Milton Leathers

No. 42, 35, 13
- Position: Guard

Personal information
- Born: December 16, 1908 Winder, Georgia, U.S.
- Died: March 3, 2000 (aged 91) Athens, Georgia, U.S.
- Listed height: 6 ft 0 in (1.83 m)
- Listed weight: 200 lb (91 kg)

Career information
- High school: Athens
- College: Georgia (1929–1931)

Awards and highlights
- 2× Second-team All-American (1930, 1931); All-Southern (1930, 1931); Georgia Sports Hall of Fame; Bulldog Wall of Fame;

= Milton Leathers =

American football player (1908–2000)

Leonidus Milton "Red" Leathers, Jr. (December 16, 1908 - March 3, 2000) was an American college football player.

==Early life==
L. Milton Leathers was born to Leonidus Milton Leathers, Sr. and Lottie Honea in Winder, Georgia.

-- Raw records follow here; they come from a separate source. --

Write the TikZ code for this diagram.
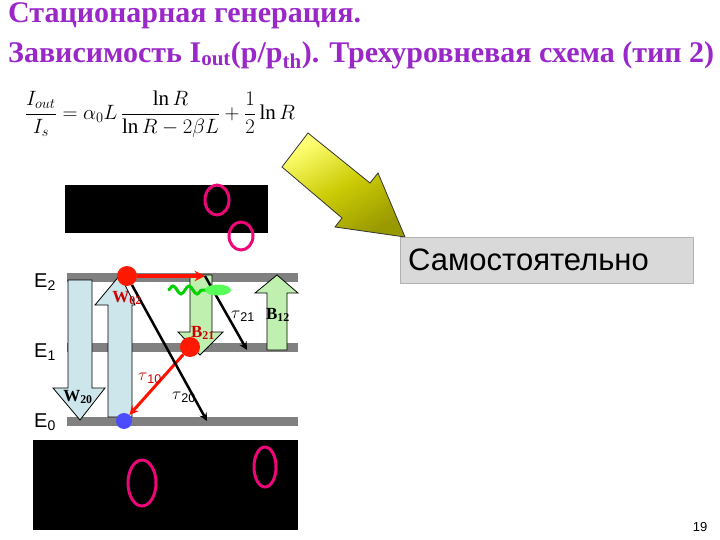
\documentclass[tikz,border=0pt]{standalone}
\usepackage{fontspec}
\setmainfont{Liberation Serif}
\newfontfamily\arial{Liberation Sans}
\usetikzlibrary{decorations.pathmorphing,shapes.geometric}
\definecolor{ttl}{HTML}{9A28C8}
\definecolor{lblue}{HTML}{CDE6EC}
\definecolor{lgreen}{HTML}{BFF0B0}
\definecolor{bargray}{HTML}{808080}
\begin{document}
\begin{tikzpicture}[x=1pt,y=-1pt,
  bar/.style={fill=bargray,draw=none},
  fatarrow/.style={draw=black,line width=0.8pt},
  lab/.style={font=\fontsize{17}{17}\selectfont\bfseries},
  elab/.style={font=\arial\fontsize{20}{20}\selectfont},
  blob/.style={circle,fill=#1,draw=none,inner sep=0pt,minimum size=20pt},
  ring/.style={draw=magenta!80!red,line width=3pt}]
\useasboundingbox (0,0) rectangle (720,540);
% title
\node[anchor=west,text=ttl,font=\fontsize{30}{32}\selectfont\bfseries,inner sep=0pt] (t1) at (8,16) {Стационарная генерация.};
\node[anchor=west,text=ttl,font=\fontsize{30}{32}\selectfont\bfseries,inner sep=0pt] (t2) at (8,55) {Зависимость I\textsubscript{out}(p/p\textsubscript{th}). Трехуровневая схема (тип 2)};
% formula
\node[font=\fontsize{21}{21}\selectfont] (f) at (160,114) {$\displaystyle \frac{I_{out}}{I_s}=\alpha_0 L\,\frac{\ln R}{\ln R-2\beta L}+\frac{1}{2}\ln R$};
% black boxes
\fill[black] (65,185) rectangle (268,233);
\fill[black] (33,440) rectangle (298,530);
\draw[ring] (217,200) ellipse (12 and 15);
\draw[ring] (241,236) ellipse (12 and 14);
\draw[ring] (142,483) ellipse (14 and 23);
\draw[ring] (265,467) ellipse (11 and 20);
% big arrow
\shade[top color=yellow!55!white,bottom color=olive!80!yellow,shading angle=30,draw=gray!40!black,line width=0.8pt]
 (282,167) -- (308,133) -- (370,183) -- (378,173) -- (405,237) -- (335,227) -- (342,218) -- cycle;
\node[draw=gray!60,fill=gray!30,minimum width=293pt,minimum height=46pt,anchor=north west,inner sep=0pt] (box) at (400,237) {};
\node[anchor=west,font=\arial\fontsize{31}{31}\selectfont,inner sep=0pt] (boxt) at (408,260) {Самостоятельно};
% bars
\fill[bar] (67,273) rectangle (298,282);
\fill[bar] (67,343) rectangle (298,352);
\fill[bar] (67,417) rectangle (298,426);
\node[elab] (e2) at (45,282) {E\textsubscript{2}};
\node[elab] (e1) at (45,352) {E\textsubscript{1}};
\node[elab] (e0) at (45,422) {E\textsubscript{0}};
% fat arrows
\draw[fatarrow,fill=lblue] (68,280) -- (92,280) -- (92,388) -- (105,388) -- (80,420) -- (53,388) -- (68,388) -- cycle;
\draw[fatarrow,fill=lblue] (108,417) -- (132,417) -- (132,305) -- (135,305) -- (120,275) -- (95,305) -- (108,305) -- cycle;
\draw[fatarrow,fill=lgreen] (190,275) -- (212,275) -- (212,332) -- (223,332) -- (200,355) -- (178,332) -- (190,332) -- cycle;
\draw[fatarrow,fill=lgreen] (267,350) -- (287,350) -- (287,293) -- (298,293) -- (277,275) -- (255,293) -- (267,293) -- cycle;
% blobs
\node[blob=blue!70,minimum size=16pt] (b0) at (124,421) {};
\node[blob=red!80!orange] (b2) at (127,276) {};
\node[blob=red!80!orange] (b1) at (190,347) {};
\coordinate (r2) at (205,276);
\coordinate (t21) at (247,350);
\coordinate (t20) at (207,421);
% arrows
\draw[red!85!orange,line width=3.5pt,-stealth] (b2) -- (r2);
\draw[red!85!orange,line width=3pt,-stealth] (b1) -- (b0);
\draw[black,line width=2.5pt,-stealth] (b2) -- (t20);
\draw[black,line width=2.5pt,-stealth] (r2) -- (t21);
% wave
\draw[green!75!black!70!green,line width=3pt,decorate,decoration={snake,amplitude=4pt,segment length=16pt}] (168,290) -- (208,290);
\node[ellipse,fill=green!65,inner sep=0pt,minimum width=26pt,minimum height=11pt] (wv) at (218,290) {};
% labels
\node[lab,text=red!80!black] (lw02) at (127,298) {W\textsubscript{02}};
\node[lab] (lw20) at (78,397) {W\textsubscript{20}};
\node[lab,text=red!80!black] (lb21) at (203,333) {B\textsubscript{21}};
\node[lab] (lb12) at (278,315) {B\textsubscript{12}};
\node[font=\arial\fontsize{18}{18}\selectfont] (lt21) at (243,316) {$\tau$\textsubscript{21}};
\node[font=\arial\fontsize{18}{18}\selectfont,text=red!80!black] (lt10) at (150,378) {$\tau$\textsubscript{10}};
\node[font=\arial\fontsize{18}{18}\selectfont] (lt20) at (184,397) {$\tau$\textsubscript{20}};
\node[font=\arial\fontsize{13}{13}\selectfont] (pg) at (700,527) {19};
\end{tikzpicture}
\end{document}
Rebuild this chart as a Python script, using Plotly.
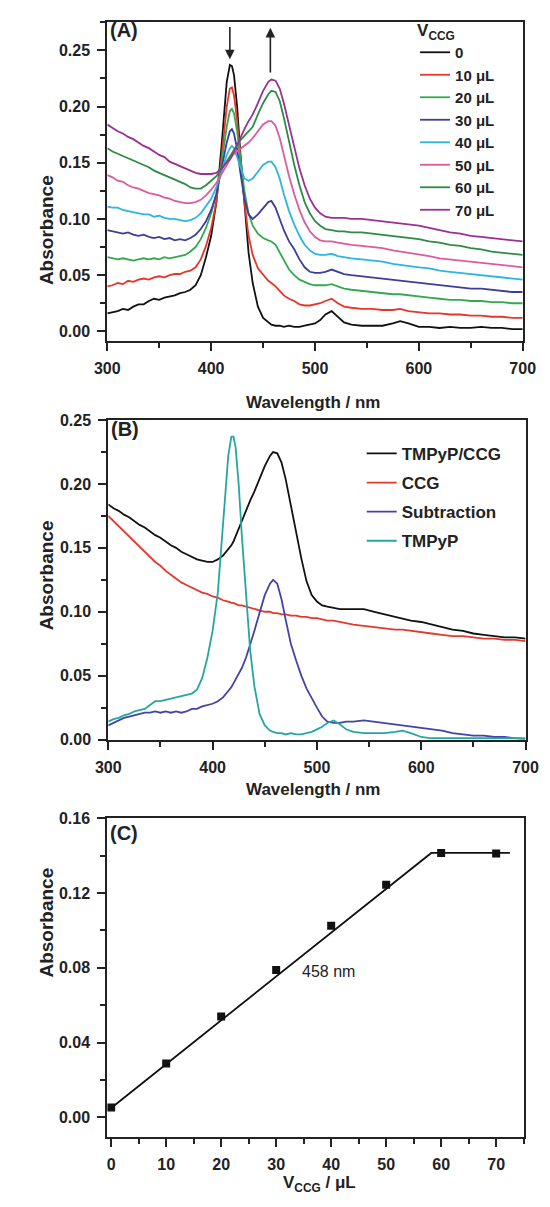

He was a resident of Athens, Georgia ever since he was 1 year of age. As an athlete at Athens High School he was the only one to letter in all four sports: football, basketball, baseball, and track.

==University of Georgia==
"Red" Leathers was a prominent guard for the Georgia Bulldogs of the University of Georgia from 1929 to 1931. He made an all-time Georgia Bulldogs football team picked in 1935.

===1929===
He was a part of the team which beat Yale at Sanford Stadium in the school's first trip south on October 12, 1929. The other guard was also called "Red"-Ralph Maddox. On that game he said "I doubt they [Yale] have ever come to the South to play football. I'd bet as far south as they had gone before was Philadelphia."

===1930 and 1931===
He was selected All-Southern in 1930 and 1931. In 1931 he was selected a second-team All-American by the International News Service.

==Professional football==
Leathers played for a short time with the Philadelphia Eagles of the National Football League (NFL) in 1933.